In an embodiment, the stackable fluid storage tank includes a third fluid
container. The
third fluid container includes a third body for containing fluid, a third
aperture defined by the third
body, the third aperture providing fluid communication with an interior of the
third body, a third
seal component extending from the third body around the third aperture, and a
second rigid
seal tongue extending from the third seal component. The first fluid container
includes a fourth
aperture defined by the first body and opposed from the first aperture, the
fourth aperture
providing fluid communication with the interior of the first body, a fourth
seal component
extending from the first body around the fourth aperture, and a second seal
groove defined by the
fourth seal component and extending along the fourth seal component. The
fourth aperture is in
fluid communication with the third aperture when the first fluid container is
mated with the third
fluid container for providing fluid communication between the first and third
fluid containers.
The second rigid seal tongue is sized to be received within the second seal
groove for providing
a fluid-tight seal between the first and third fluid containers around the
fourth and third apertures
when the first fluid container is mated with the third fluid container.
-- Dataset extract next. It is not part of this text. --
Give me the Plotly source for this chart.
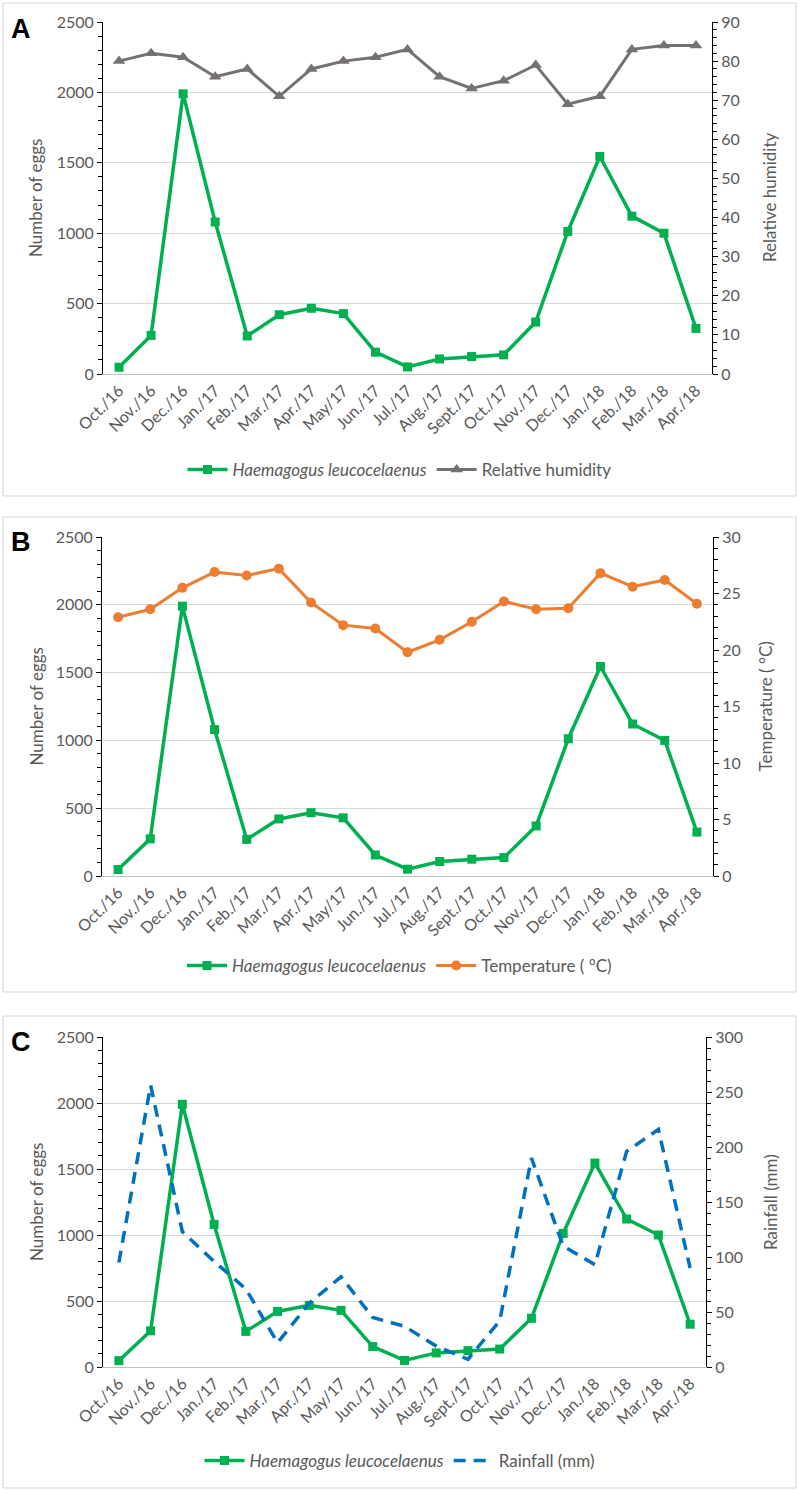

In an embodiment, the stackable fluid storage tank includes a third fluid
container. The
third fluid container includes a third body for containing fluid, a third
aperture defined by the third
body, the third aperture providing fluid communication with an interior of the
third body, a third
seal component extending from the third body around the third aperture, and a
second seal groove
defined by the third seal component and extending along the third seal
component. The first fluid
container includes a fourth aperture defined by the first body and opposed
from the first aperture,
the fourth aperture providing fluid communication with the interior of the
first body, a fourth
seal component extending from the first body around the fourth aperture, and a
second rigid seal
tongue extending from the fourth seal component. The fourth aperture is in
fluid communication
with the third aperture when the first fluid container is mated with the third
fluid container for
providing fluid communication between the first and third fluid containers.
The second rigid
seal tongue is sized to be received within the second seal groove for
providing a fluid-tight seal
between the first and third fluid containers around the fourth and third
apertures when the first
fluid container is mated with the third fluid container.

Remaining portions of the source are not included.